Die Einschätzung der MdE setzt voraus, dass der Arbeitsunfall beim Kläger eine Beeinträchtigung des Leistungsvermögens hervorgerufen hat, entweder durch einen unfallbedingten Gesundheitserst- oder einen damit im Ursachenzusammenhang stehenden Gesundheitsfolgeschaden.

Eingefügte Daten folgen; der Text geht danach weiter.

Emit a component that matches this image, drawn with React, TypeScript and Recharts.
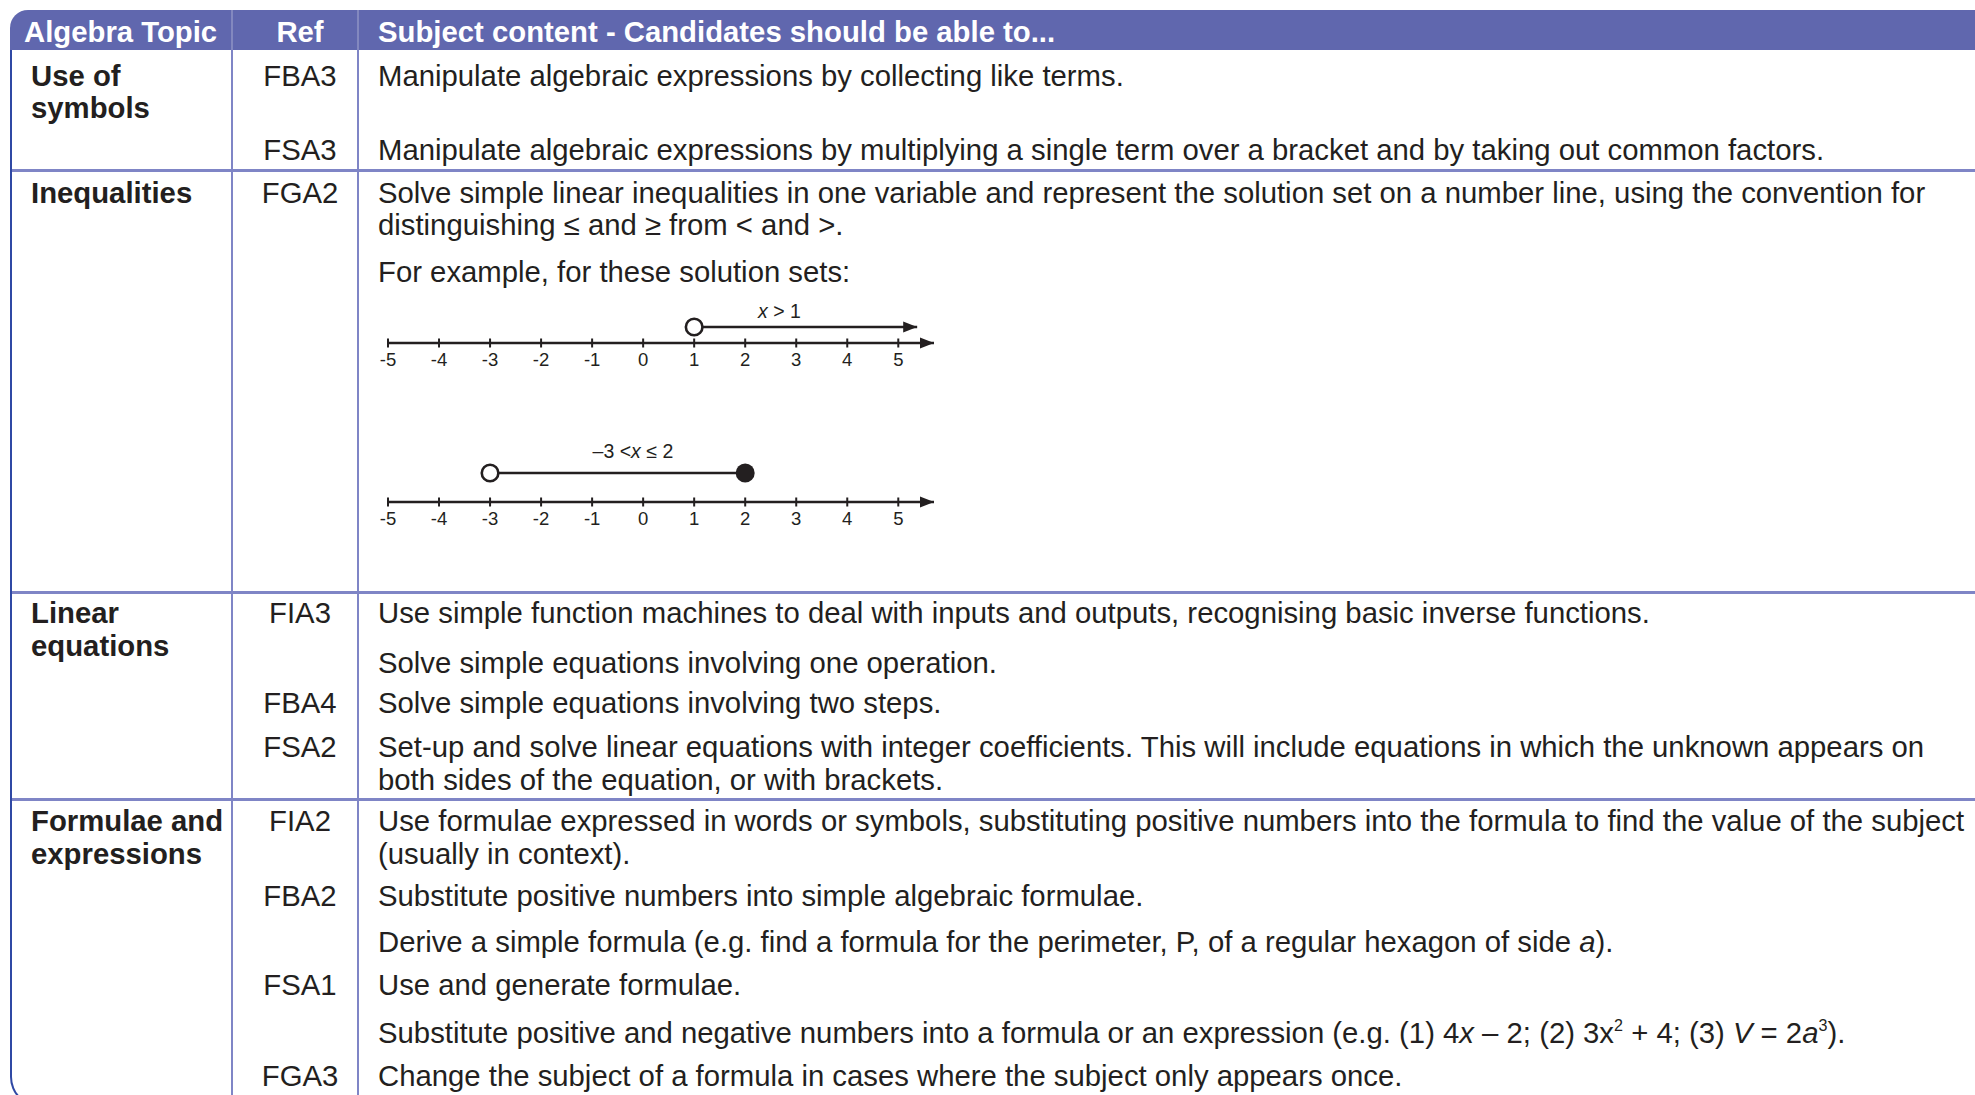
import React from "react";
import { ScatterChart, Scatter, XAxis, YAxis } from "recharts";

const INK = "#231f20";
const HEAD = "#6067ae";
const RULE = "#7f85c6";
const FRAME = "#2f48a4";
const FONT = "'Liberation Sans', Arial, Helvetica, sans-serif";
const TEXT_SIZE = 29.3;

// table content
const headers = ["Algebra Topic", "Ref", "Subject content - Candidates should be able to..."];
const topicTitles = [["Use of", "symbols"], ["Inequalities"], ["Linear", "equations"], ["Formulae and", "expressions"]];
const refCodes = ["FBA3", "FSA3", "FGA2", "", "FIA3", "", "FBA4", "FSA2", "FIA2", "FBA2", "", "FSA1", "", "FGA3"];
const contentLines = [
  ["Manipulate algebraic expressions by collecting like terms."],
  ["Manipulate algebraic expressions by multiplying a single term over a bracket and by taking out common factors."],
  [
    "Solve simple linear inequalities in one variable and represent the solution set on a number line, using the convention for",
    "distinguishing ≤ and ≥ from < and >.",
  ],
  ["For example, for these solution sets:"],
  ["Use simple function machines to deal with inputs and outputs, recognising basic inverse functions."],
  ["Solve simple equations involving one operation."],
  ["Solve simple equations involving two steps."],
  [
    "Set-up and solve linear equations with integer coefficients. This will include equations in which the unknown appears on",
    "both sides of the equation, or with brackets.",
  ],
  [
    "Use formulae expressed in words or symbols, substituting positive numbers into the formula to find the value of the subject",
    "(usually in context).",
  ],
  ["Substitute positive numbers into simple algebraic formulae."],
  ["Derive a simple formula (e.g. find a formula for the perimeter, P, of a regular hexagon of side *a*)."],
  ["Use and generate formulae."],
  ["Substitute positive and negative numbers into a formula or an expression (e.g. (1) 4*x* – 2; (2) 3x^2 + 4; (3) *V* = 2*a*^3)."],
  ["Change the subject of a formula in cases where the subject only appears once."],
];

// number line content
const axisTicks = [-5, -4, -3, -2, -1, 0, 1, 2, 3, 4, 5];
const axisEnd = 5.7;
const solutionSets = [
  { label: "x > 1", from: 1, to: 5.37, fromMark: "open", toMark: "arrow" },
  { label: "–3 <x ≤ 2", from: -3, to: 2, fromMark: "open", toMark: "closed" },
];

// layout (pixel centres of text lines, rules)
const topicRowY = [75.6, 192.7, 613.4, 821];
const contentRowY = [75.6, 150, 192.7, 272, 613.4, 662.5, 703, 747, 821, 895.6, 942, 985, 1033, 1075.7];
const lineGap = 32.5;
const rowRulesY = [170, 592, 799];
const numberLineAxisY = [343, 502];
const numberLinePlotH = [32, 58];
const labelAnchors = [{ x: 2.67, level: 2 }, { x: -0.2, level: 1.75 }];

function rich(s: string) {
  return s.split(/(\*[^*]+\*|\^\d)/).map((part, i) => {
    if (part.startsWith("*")) return <i key={i}>{part.slice(1, -1)}</i>;
    if (part.startsWith("^"))
      return (
        <span key={i} style={{ fontSize: "0.55em", position: "relative", top: "-0.75em", lineHeight: 0 }}>
          {part.slice(1)}
        </span>
      );
    return <React.Fragment key={i}>{part}</React.Fragment>;
  });
}

function Mark(props: any) {
  const { cx, cy, payload } = props;
  if (payload.mark === "arrow") {
    return <polygon points={`${cx},${cy} ${cx - 14},${cy - 5.5} ${cx - 14},${cy + 5.5}`} fill={INK} />;
  }
  if (payload.mark === "closed") return <circle cx={cx} cy={cy} r={9.5} fill={INK} />;
  return <circle cx={cx} cy={cy} r={8.3} fill="#fff" stroke={INK} strokeWidth={2.6} />;
}

function LabelMark(props: any) {
  const { cx, cy, payload } = props;
  const [pre, post] = payload.text.split("x");
  return (
    <text x={cx} y={cy + 6.5} textAnchor="middle" fontFamily={FONT} fontSize={19.5} fill={INK}>
      {pre}
      <tspan fontStyle="italic">x</tspan>
      {post}
    </text>
  );
}

function AxisTick(props: any) {
  const { x, y, payload } = props;
  return (
    <g>
      <line x1={x} x2={x} y1={y - 4.5} y2={y + 4.5} stroke={INK} strokeWidth={2} />
      <text x={x} y={y + 23} textAnchor="middle" fontFamily={FONT} fontSize={18.5} fill={INK}>
        {payload.value}
      </text>
    </g>
  );
}

function NumberLine({ idx }: { idx: number }) {
  const set = solutionSets[idx];
  const anchor = labelAnchors[idx];
  const plotH = numberLinePlotH[idx];
  const marginTop = 18;
  const axisArea = 34;
  const height = marginTop + plotH + axisArea;
  const top = numberLineAxisY[idx] - plotH - marginTop;
  const segment = [
    { x: set.from, y: 1, mark: set.fromMark },
    { x: set.to, y: 1, mark: set.toMark },
  ];
  const arrow = [{ x: axisEnd, y: 0, mark: "arrow" }];
  const label = [{ x: anchor.x, y: anchor.level, text: set.label }];
  return (
    <div style={{ position: "absolute", left: 370, top, width: 580, height }}>
      <ScatterChart width={580} height={height} margin={{ top: marginTop, right: 16, bottom: 0, left: 18 }}>
        <XAxis
          type="number"
          dataKey="x"
          domain={[-5, axisEnd]}
          ticks={axisTicks}
          interval={0}
          allowDataOverflow
          height={axisArea}
          axisLine={{ stroke: INK, strokeWidth: 2.6 }}
          tickLine={false}
          tickSize={0}
          tickMargin={0}
          tick={AxisTick}
        />
        <YAxis type="number" dataKey="y" domain={[0, 2]} hide />
        <Scatter data={arrow} shape={Mark} isAnimationActive={false} />
        <Scatter
          data={segment}
          line={{ stroke: INK, strokeWidth: 2.6 }}
          lineType="joint"
          shape={Mark}
          isAnimationActive={false}
        />
        <Scatter data={label} shape={LabelMark} isAnimationActive={false} />
      </ScatterChart>
    </div>
  );
}

const lineStyle = (y: number): React.CSSProperties => ({
  position: "absolute",
  top: y - 17,
  height: 34,
  lineHeight: "34px",
  whiteSpace: "nowrap",
});

const headStyle: React.CSSProperties = {
  position: "absolute",
  top: 12,
  lineHeight: "40px",
  color: "#fff",
  fontWeight: 700,
  whiteSpace: "nowrap",
};

export default function App() {
  return (
    <div
      style={{
        position: "fixed",
        left: 0,
        top: 0,
        width: 1975,
        height: 1095,
        overflow: "hidden",
        background: "#fff",
        fontFamily: FONT,
        fontSize: TEXT_SIZE,
        color: INK,
      }}
    >
      {/* frame, bottom edge falls just below the page */}
      <div
        style={{
          position: "absolute",
          left: 10,
          top: 30,
          width: 2200,
          height: 1075,
          borderLeft: `2.5px solid ${FRAME}`,
          borderBottom: `2.5px solid ${FRAME}`,
          borderBottomLeftRadius: 30,
        }}
      />
      {/* header */}
      <div
        style={{
          position: "absolute",
          left: 10,
          top: 10,
          width: 2200,
          height: 40,
          background: HEAD,
          borderTopLeftRadius: 18,
        }}
      />
      {[231, 357].map((x) => (
        <React.Fragment key={x}>
          <div style={{ position: "absolute", left: x, top: 10, width: 2, height: 40, background: "rgba(255,255,255,0.22)" }} />
          <div style={{ position: "absolute", left: x, top: 50, width: 2, height: 1045, background: RULE }} />
        </React.Fragment>
      ))}
      {rowRulesY.map((y) => (
        <div key={y} style={{ position: "absolute", left: 12, top: y - 1.5, width: 2200, height: 3, background: RULE }} />
      ))}
      <div style={{ ...headStyle, left: 24 }}>{headers[0]}</div>
      <div style={{ ...headStyle, left: 237, width: 126, textAlign: "center" }}>{headers[1]}</div>
      <div style={{ ...headStyle, left: 378 }}>{headers[2]}</div>

      {topicTitles.map((lines, r) =>
        lines.map((t, k) => (
          <div key={`t${r}${k}`} style={{ ...lineStyle(topicRowY[r] + k * lineGap), left: 31, fontWeight: 700 }}>
            {t}
          </div>
        ))
      )}
      {refCodes.map((c, r) =>
        c ? (
          <div key={`r${r}`} style={{ ...lineStyle(contentRowY[r]), left: 237, width: 126, textAlign: "center" }}>
            {c}
          </div>
        ) : null
      )}
      {contentLines.map((lines, r) =>
        lines.map((t, k) => (
          <div key={`c${r}${k}`} style={{ ...lineStyle(contentRowY[r] + k * lineGap), left: 378 }}>
            {rich(t)}
          </div>
        ))
      )}

      <NumberLine idx={0} />
      <NumberLine idx={1} />
    </div>
  );
}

Das Bestehen einer Beeinträchtigung des körperlichen und geistigen Leistungsvermögens muss ausgehend von konkreten Funktionseinbußen beurteilt werden. Soweit die MdE sich nicht ausnahmsweise unmittelbar aus den Unfallfolgen erschließt, bilden festgestellte und eindeutig nach gängigen Diagnosesystemen (z. B. ICD-10, DSM-IV) konkret zu bezeichnende Krankheiten (vgl. BSG, Urteile vom 9. Mai 2006 - B 2 U 1/05 R -, BSGE 96, 196 <203> und vom 15. Mai 2012 - B 2 U 31/11 R -, juris, Rz. 18; Urteile des Senats vom 26. November 2015 - L 6 U 50/15 -, juris, Rz. 48 m. w. N. und vom 17. März 2016 - L 6 U 4796/13 -, juris, Rz. 37) die Tatsachengrundlage, von der ausgehend die Beeinträchtigung des körperlichen oder seelischen Leistungsvermögens auf dem Gebiet des gesamten Erwerbslebens zu beurteilen ist (BSG, Urteil vom 18. Januar 2011 - B 2 U 5/10 R -, juris, Rz. 17 m. w. N.).

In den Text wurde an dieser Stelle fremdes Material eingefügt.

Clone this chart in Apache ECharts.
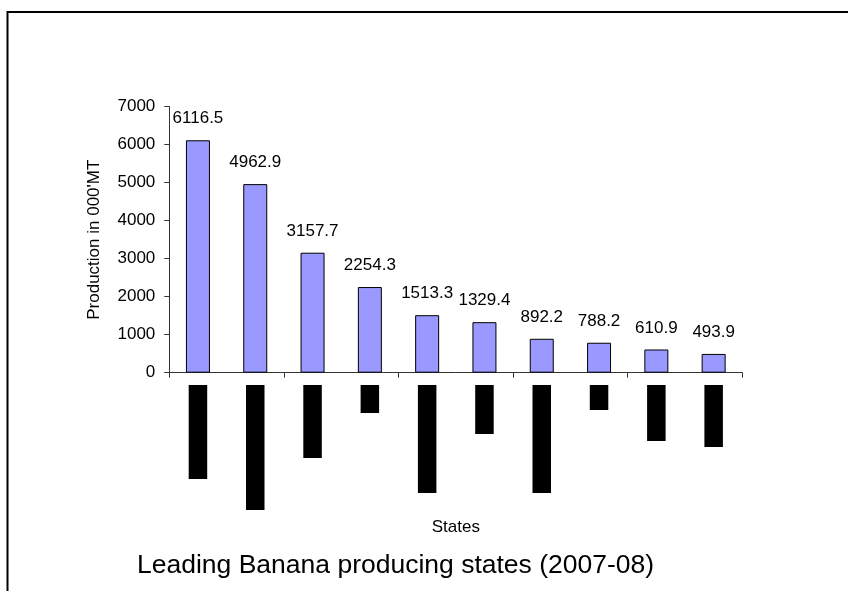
<!DOCTYPE html>
<html>
<head>
<meta charset="utf-8">
<script src="https://cdn.jsdelivr.net/npm/echarts@6/dist/echarts.min.js"></script>
<style>
html,body{margin:0;padding:0;background:#fff;}
#chart{width:848px;height:591px;}
</style>
</head>
<body>
<div id="chart"></div>
<script>
// Categories (state names are not legible in the reference; shown as black blocks)
const categories = ['State 1','State 2','State 3','State 4','State 5','State 6','State 7','State 8','State 9','State 10'];
// Production in 000'MT
const production = [6116.5, 4962.9, 3157.7, 2254.3, 1513.3, 1329.4, 892.2, 788.2, 610.9, 493.9];
// Relative lengths of the (illegible) rotated category label blocks
const labelBlocks = [94, 125, 73, 28, 108, 49, 108, 25, 56, 62];
const yTicks = {min: 0, max: 7000, interval: 1000};

const FONT = 'Liberation Sans, Arial, sans-serif';
const chart = echarts.init(document.getElementById('chart'));
chart.setOption({
  backgroundColor: '#fff',
  animation: false,
  textStyle: {fontFamily: FONT, color: '#000'},
  title: {
    text: 'Leading Banana producing states (2007-08)',
    left: 137, top: 552, padding: 0,
    textStyle: {fontFamily: FONT, fontSize: 26.5, fontWeight: 'normal', color: '#000'}
  },
  graphic: [{
    type: 'rect', silent: true,
    shape: {x: 7.5, y: 12, width: 900, height: 700},
    style: {fill: 'none', stroke: '#000', lineWidth: 2}
  }],
  grid: [
    {left: 169.3, top: 106.7, width: 573, height: 266, containLabel: false},
    {left: 169.3, top: 385, width: 573, height: 130, containLabel: false}
  ],
  xAxis: [{
    type: 'category', gridIndex: 0, data: categories,
    axisLine: {show: true, lineStyle: {color: '#333', width: 1}},
    axisTick: {show: true, length: 5, lineStyle: {color: '#333'}},
    axisLabel: {show: false},
    name: 'States', nameLocation: 'middle', nameGap: 146,
    nameTextStyle: {fontFamily: FONT, fontSize: 17, color: '#000'}
  }, {
    type: 'category', gridIndex: 1, data: categories, show: false
  }],
  yAxis: [{
    type: 'value', gridIndex: 0, min: yTicks.min, max: yTicks.max, interval: yTicks.interval,
    axisLine: {show: true, lineStyle: {color: '#333', width: 1}},
    axisTick: {show: true, length: 5, lineStyle: {color: '#333'}},
    splitLine: {show: false},
    axisLabel: {fontFamily: FONT, fontSize: 17, color: '#000', margin: 14, formatter: function (v) { return String(v); }},
    name: "Production in 000'MT", nameLocation: 'middle', nameGap: 66, nameRotate: 90,
    nameTextStyle: {fontFamily: FONT, fontSize: 17, color: '#000'}
  }, {
    type: 'value', gridIndex: 1, min: 0, max: 130, inverse: true, show: false
  }],
  series: [{
    type: 'bar', xAxisIndex: 0, yAxisIndex: 0, data: production,
    barWidth: 24,
    itemStyle: {color: '#9999FF', borderColor: '#000', borderWidth: 1},
    label: {show: true, position: 'top', distance: 13, fontFamily: FONT, fontSize: 17, color: '#000'}
  }, {
    type: 'bar', xAxisIndex: 1, yAxisIndex: 1, data: labelBlocks,
    barWidth: 18.5, silent: true,
    itemStyle: {color: '#000'}
  }]
});
</script>
</body>
</html>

Bei der Klägerin waren im Juli 2015 sämtliche Unfallfolgen ausgeheilt, sodass ihre Erwerbsfähigkeit infolge des Arbeitsunfalls vom 29. Januar 2015 nicht über die 26. Woche nach dem Versicherungsfall hinaus überhaupt gemindert war, was auch Dr. K. und Dr. G. aus medizinischer Sicht annahmen. Ein Anspruch auf eine Verletztenrente besteht demnach nicht.

Nach alledem war die Berufung der Klägerin zurückzuweisen.

Die Kostenentscheidung beruht auf § 193 SGG.

Die Revision war nicht zuzulassen, da die Voraussetzungen des § 160 Abs. 2 SGG nicht vorliegen.